Dataset section »

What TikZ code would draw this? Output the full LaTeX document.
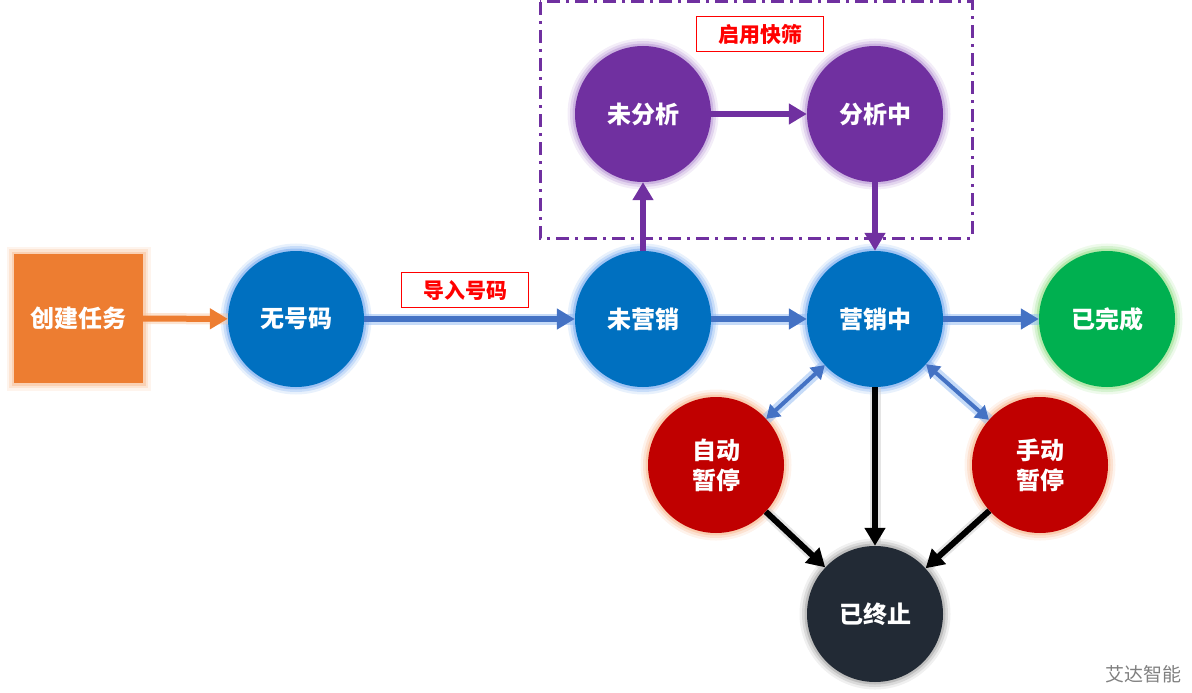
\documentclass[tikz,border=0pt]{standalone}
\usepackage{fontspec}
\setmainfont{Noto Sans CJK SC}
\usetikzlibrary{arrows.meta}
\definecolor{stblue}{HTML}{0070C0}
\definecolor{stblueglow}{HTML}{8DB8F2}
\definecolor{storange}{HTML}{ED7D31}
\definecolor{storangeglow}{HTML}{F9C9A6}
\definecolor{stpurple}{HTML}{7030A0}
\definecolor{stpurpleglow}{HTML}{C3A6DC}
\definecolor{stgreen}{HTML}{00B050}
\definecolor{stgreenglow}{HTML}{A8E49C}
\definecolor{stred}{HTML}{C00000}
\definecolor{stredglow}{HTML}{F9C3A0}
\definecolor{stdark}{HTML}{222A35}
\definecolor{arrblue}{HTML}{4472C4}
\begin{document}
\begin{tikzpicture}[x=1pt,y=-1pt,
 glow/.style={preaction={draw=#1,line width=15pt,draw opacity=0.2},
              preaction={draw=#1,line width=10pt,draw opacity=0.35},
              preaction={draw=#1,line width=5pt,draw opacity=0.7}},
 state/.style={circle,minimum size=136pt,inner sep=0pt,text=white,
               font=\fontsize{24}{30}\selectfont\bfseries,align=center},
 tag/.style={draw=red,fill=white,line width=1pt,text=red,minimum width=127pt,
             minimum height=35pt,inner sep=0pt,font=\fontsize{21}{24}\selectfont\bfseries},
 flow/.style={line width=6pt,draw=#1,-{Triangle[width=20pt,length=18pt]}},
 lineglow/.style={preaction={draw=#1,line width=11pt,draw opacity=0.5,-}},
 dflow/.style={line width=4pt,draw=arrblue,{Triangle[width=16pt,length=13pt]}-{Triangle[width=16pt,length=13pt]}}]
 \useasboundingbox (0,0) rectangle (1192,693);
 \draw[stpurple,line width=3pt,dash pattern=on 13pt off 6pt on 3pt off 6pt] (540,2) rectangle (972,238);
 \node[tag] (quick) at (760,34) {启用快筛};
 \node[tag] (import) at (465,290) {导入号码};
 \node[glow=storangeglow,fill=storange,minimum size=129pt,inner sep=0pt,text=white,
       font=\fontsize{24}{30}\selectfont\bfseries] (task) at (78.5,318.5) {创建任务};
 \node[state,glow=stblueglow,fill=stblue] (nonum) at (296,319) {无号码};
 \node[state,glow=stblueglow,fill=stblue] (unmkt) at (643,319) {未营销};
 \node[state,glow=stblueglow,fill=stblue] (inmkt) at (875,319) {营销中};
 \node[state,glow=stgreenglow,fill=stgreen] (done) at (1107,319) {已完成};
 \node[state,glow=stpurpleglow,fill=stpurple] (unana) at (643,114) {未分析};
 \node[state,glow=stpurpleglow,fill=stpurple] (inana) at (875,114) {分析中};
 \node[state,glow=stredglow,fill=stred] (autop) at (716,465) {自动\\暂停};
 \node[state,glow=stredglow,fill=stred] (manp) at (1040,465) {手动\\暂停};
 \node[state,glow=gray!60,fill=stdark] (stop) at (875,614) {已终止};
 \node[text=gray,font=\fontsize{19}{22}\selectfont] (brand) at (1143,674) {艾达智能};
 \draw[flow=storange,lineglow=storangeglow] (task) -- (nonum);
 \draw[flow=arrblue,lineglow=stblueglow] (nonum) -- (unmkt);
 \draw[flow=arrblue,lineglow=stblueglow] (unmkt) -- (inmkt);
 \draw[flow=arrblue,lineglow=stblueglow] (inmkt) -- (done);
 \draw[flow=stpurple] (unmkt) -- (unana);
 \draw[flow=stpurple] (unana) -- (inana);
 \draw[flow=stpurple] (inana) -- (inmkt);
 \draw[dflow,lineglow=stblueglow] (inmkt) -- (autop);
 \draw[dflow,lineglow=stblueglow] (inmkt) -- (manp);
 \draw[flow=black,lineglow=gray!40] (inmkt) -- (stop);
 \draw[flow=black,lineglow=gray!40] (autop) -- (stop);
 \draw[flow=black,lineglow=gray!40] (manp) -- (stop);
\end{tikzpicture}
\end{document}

What the exercise asks » Copy out the data above exactly, except the pictures.

Result below »
What TikZ code would draw this? Output the full LaTeX document.
\documentclass[tikz,border=0pt]{standalone}
\usepackage{fontspec}
\setmainfont{Noto Sans CJK SC}
\usetikzlibrary{arrows.meta}
\definecolor{stblue}{HTML}{0070C0}
\definecolor{stblueglow}{HTML}{8DB8F2}
\definecolor{storange}{HTML}{ED7D31}
\definecolor{storangeglow}{HTML}{F9C9A6}
\definecolor{stpurple}{HTML}{7030A0}
\definecolor{stpurpleglow}{HTML}{C3A6DC}
\definecolor{stgreen}{HTML}{00B050}
\definecolor{stgreenglow}{HTML}{A8E49C}
\definecolor{stred}{HTML}{C00000}
\definecolor{stredglow}{HTML}{F9C3A0}
\definecolor{stdark}{HTML}{222A35}
\definecolor{arrblue}{HTML}{4472C4}
\begin{document}
\begin{tikzpicture}[x=1pt,y=-1pt,
 glow/.style={preaction={draw=#1,line width=15pt,draw opacity=0.2},
              preaction={draw=#1,line width=10pt,draw opacity=0.35},
              preaction={draw=#1,line width=5pt,draw opacity=0.7}},
 state/.style={circle,minimum size=136pt,inner sep=0pt,text=white,
               font=\fontsize{24}{30}\selectfont\bfseries,align=center},
 tag/.style={draw=red,fill=white,line width=1pt,text=red,minimum width=127pt,
             minimum height=35pt,inner sep=0pt,font=\fontsize{21}{24}\selectfont\bfseries},
 flow/.style={line width=6pt,draw=#1,-{Triangle[width=20pt,length=18pt]}},
 lineglow/.style={preaction={draw=#1,line width=11pt,draw opacity=0.5,-}},
 dflow/.style={line width=4pt,draw=arrblue,{Triangle[width=16pt,length=13pt]}-{Triangle[width=16pt,length=13pt]}}]
 \useasboundingbox (0,0) rectangle (1192,693);
 \draw[stpurple,line width=3pt,dash pattern=on 13pt off 6pt on 3pt off 6pt] (540,2) rectangle (972,238);
 \node[tag] (quick) at (760,34) {启用快筛};
 \node[tag] (import) at (465,290) {导入号码};
 \node[glow=storangeglow,fill=storange,minimum size=129pt,inner sep=0pt,text=white,
       font=\fontsize{24}{30}\selectfont\bfseries] (task) at (78.5,318.5) {创建任务};
 \node[state,glow=stblueglow,fill=stblue] (nonum) at (296,319) {无号码};
 \node[state,glow=stblueglow,fill=stblue] (unmkt) at (643,319) {未营销};
 \node[state,glow=stblueglow,fill=stblue] (inmkt) at (875,319) {营销中};
 \node[state,glow=stgreenglow,fill=stgreen] (done) at (1107,319) {已完成};
 \node[state,glow=stpurpleglow,fill=stpurple] (unana) at (643,114) {未分析};
 \node[state,glow=stpurpleglow,fill=stpurple] (inana) at (875,114) {分析中};
 \node[state,glow=stredglow,fill=stred] (autop) at (716,465) {自动\\暂停};
 \node[state,glow=stredglow,fill=stred] (manp) at (1040,465) {手动\\暂停};
 \node[state,glow=gray!60,fill=stdark] (stop) at (875,614) {已终止};
 \node[text=gray,font=\fontsize{19}{22}\selectfont] (brand) at (1143,674) {艾达智能};
 \draw[flow=storange,lineglow=storangeglow] (task) -- (nonum);
 \draw[flow=arrblue,lineglow=stblueglow] (nonum) -- (unmkt);
 \draw[flow=arrblue,lineglow=stblueglow] (unmkt) -- (inmkt);
 \draw[flow=arrblue,lineglow=stblueglow] (inmkt) -- (done);
 \draw[flow=stpurple] (unmkt) -- (unana);
 \draw[flow=stpurple] (unana) -- (inana);
 \draw[flow=stpurple] (inana) -- (inmkt);
 \draw[dflow,lineglow=stblueglow] (inmkt) -- (autop);
 \draw[dflow,lineglow=stblueglow] (inmkt) -- (manp);
 \draw[flow=black,lineglow=gray!40] (inmkt) -- (stop);
 \draw[flow=black,lineglow=gray!40] (autop) -- (stop);
 \draw[flow=black,lineglow=gray!40] (manp) -- (stop);
\end{tikzpicture}
\end{document}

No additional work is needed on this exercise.